** Start of Dataset excerpt **

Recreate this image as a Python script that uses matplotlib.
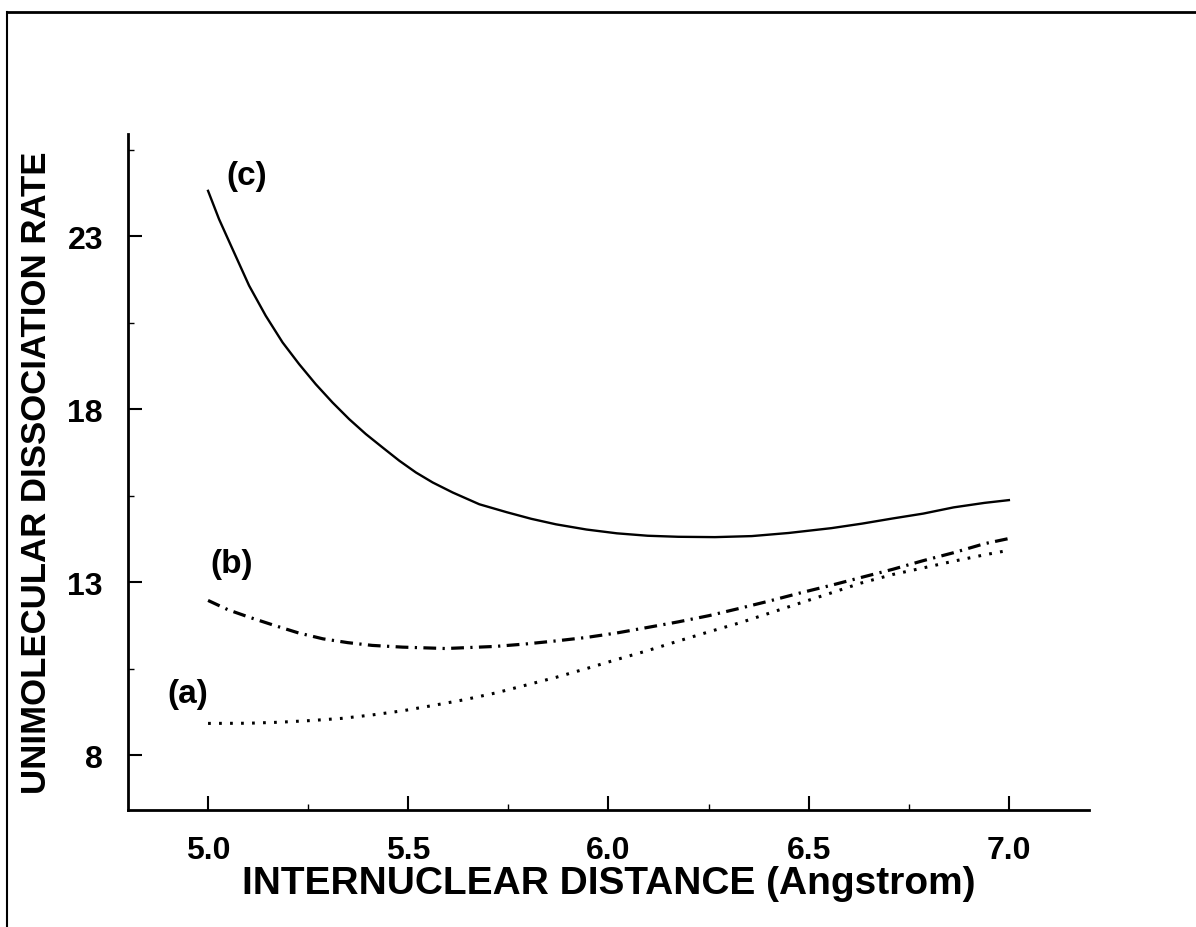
import matplotlib
matplotlib.use('Agg')
import matplotlib.pyplot as plt
from matplotlib.lines import Line2D
from matplotlib.ticker import MultipleLocator, FixedLocator

plt.rcParams['font.family'] = 'Liberation Sans'
plt.rcParams['font.weight'] = 'bold'

# Internuclear distance (Angstrom) and dissociation rates for each case
x_c = [5.0, 5.0275, 5.061, 5.1025, 5.144, 5.186, 5.2275, 5.269, 5.311, 5.3525,
       5.394, 5.436, 5.4775, 5.519, 5.561, 5.611, 5.6775, 5.746, 5.807, 5.869,
       5.945, 6.021, 6.098, 6.174, 6.266, 6.358, 6.450, 6.557, 6.633, 6.710,
       6.786, 6.862, 6.939, 7.0]
rate_c = [24.31, 23.49, 22.63, 21.57, 20.70, 19.93, 19.30, 18.72, 18.19, 17.71,
          17.28, 16.89, 16.51, 16.17, 15.88, 15.59, 15.25, 15.02, 14.83, 14.67,
          14.52, 14.41, 14.34, 14.31, 14.30, 14.33, 14.42, 14.56, 14.69, 14.84,
          14.98, 15.16, 15.29, 15.37]

x_b = [5.0, 5.050, 5.104, 5.165, 5.226, 5.287, 5.349, 5.410, 5.486, 5.593, 5.716,
       5.792, 5.869, 5.945, 6.021, 6.098, 6.174, 6.251, 6.327, 6.404, 6.480,
       6.557, 6.633, 6.710, 6.786, 6.862, 6.939, 7.0]
rate_b = [12.47, 12.20, 11.98, 11.75, 11.53, 11.36, 11.25, 11.17, 11.12, 11.08,
          11.14, 11.21, 11.30, 11.40, 11.53, 11.69, 11.85, 12.03, 12.24, 12.46,
          12.69, 12.91, 13.14, 13.37, 13.62, 13.85, 14.11, 14.26]

x_a = [5.0, 5.10, 5.18, 5.26, 5.333, 5.41, 5.486, 5.56, 5.64, 5.72, 5.79, 5.87,
       5.945, 6.02, 6.098, 6.17, 6.25, 6.33, 6.404, 6.48, 6.557, 6.63, 6.71,
       6.79, 6.86, 6.94, 7.0]
rate_a = [8.915, 8.92, 8.95, 9.00, 9.06, 9.16, 9.28, 9.43, 9.60, 9.80, 10.01,
          10.25, 10.50, 10.76, 11.02, 11.28, 11.56, 11.83, 12.11, 12.40, 12.69,
          12.97, 13.22, 13.42, 13.60, 13.79, 13.92]

x_ticks = [5.0, 5.5, 6.0, 6.5, 7.0]
y_ticks = [8, 13, 18, 23]

fig = plt.figure(figsize=(11.96, 9.28), dpi=100)
ax = fig.add_axes([0.107, 0.126, 0.8035, 0.7284])

ax.plot(x_c, rate_c, color='black', linewidth=1.7, linestyle='-')
ax.plot(x_b, rate_b, color='black', linewidth=2.3, linestyle=(0, (4, 2, 0.7, 2)))
ax.plot(x_a, rate_a, color='black', linewidth=2.2, linestyle=(0, (0.9, 2.7)))

ax.text(5.097, 24.74, '(c)', fontsize=24, fontweight='bold', ha='center', va='center')
ax.text(5.058, 13.53, '(b)', fontsize=24, fontweight='bold', ha='center', va='center')
ax.text(4.95, 9.79, '(a)', fontsize=24, fontweight='bold', ha='center', va='center')

ax.set_xlim(4.8, 7.2)
ax.set_ylim(6.41, 25.95)

ax.xaxis.set_major_locator(FixedLocator(x_ticks))
ax.xaxis.set_minor_locator(MultipleLocator(0.25))
ax.yaxis.set_major_locator(FixedLocator(y_ticks))
ax.yaxis.set_minor_locator(FixedLocator([10.5, 15.5, 20.5, 25.5]))
ax.set_xticklabels(['%.1f' % v for v in x_ticks])
ax.set_yticklabels([str(v) for v in y_ticks])

ax.tick_params(which='major', direction='in', length=10, width=1.5,
               labelsize=23, pad=18)
ax.tick_params(which='minor', direction='in', length=4, width=1)
for lab in ax.get_xticklabels() + ax.get_yticklabels():
    lab.set_fontweight('bold')

for side in ['top', 'right']:
    ax.spines[side].set_visible(False)
for side in ['left', 'bottom']:
    ax.spines[side].set_linewidth(2)

ax.set_xlabel('INTERNUCLEAR DISTANCE (Angstrom)', fontsize=28, fontweight='bold', labelpad=0)
ax.set_ylabel('UNIMOLECULAR DISSOCIATION RATE', fontsize=25, fontweight='bold', labelpad=10)

# frame lines along the top and left of the figure
fig.add_artist(Line2D([7 / 1196, 7 / 1196], [0, 1 - 13 / 928], color='black', linewidth=1.5))
fig.add_artist(Line2D([7 / 1196, 1], [1 - 13 / 928, 1 - 13 / 928], color='black', linewidth=2))

fig.savefig('out.png', dpi=100)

** End of Dataset excerpt **

**Written task**
Starting at the top of the listing above, please restate word for word each line up to and including the one that holds "plt.rcParams['font.weight'] = 'bold'", omitting every image.

**Written response**
Recreate this image as a Python script that uses matplotlib.
import matplotlib
matplotlib.use('Agg')
import matplotlib.pyplot as plt
from matplotlib.lines import Line2D
from matplotlib.ticker import MultipleLocator, FixedLocator

plt.rcParams['font.family'] = 'Liberation Sans'
plt.rcParams['font.weight'] = 'bold'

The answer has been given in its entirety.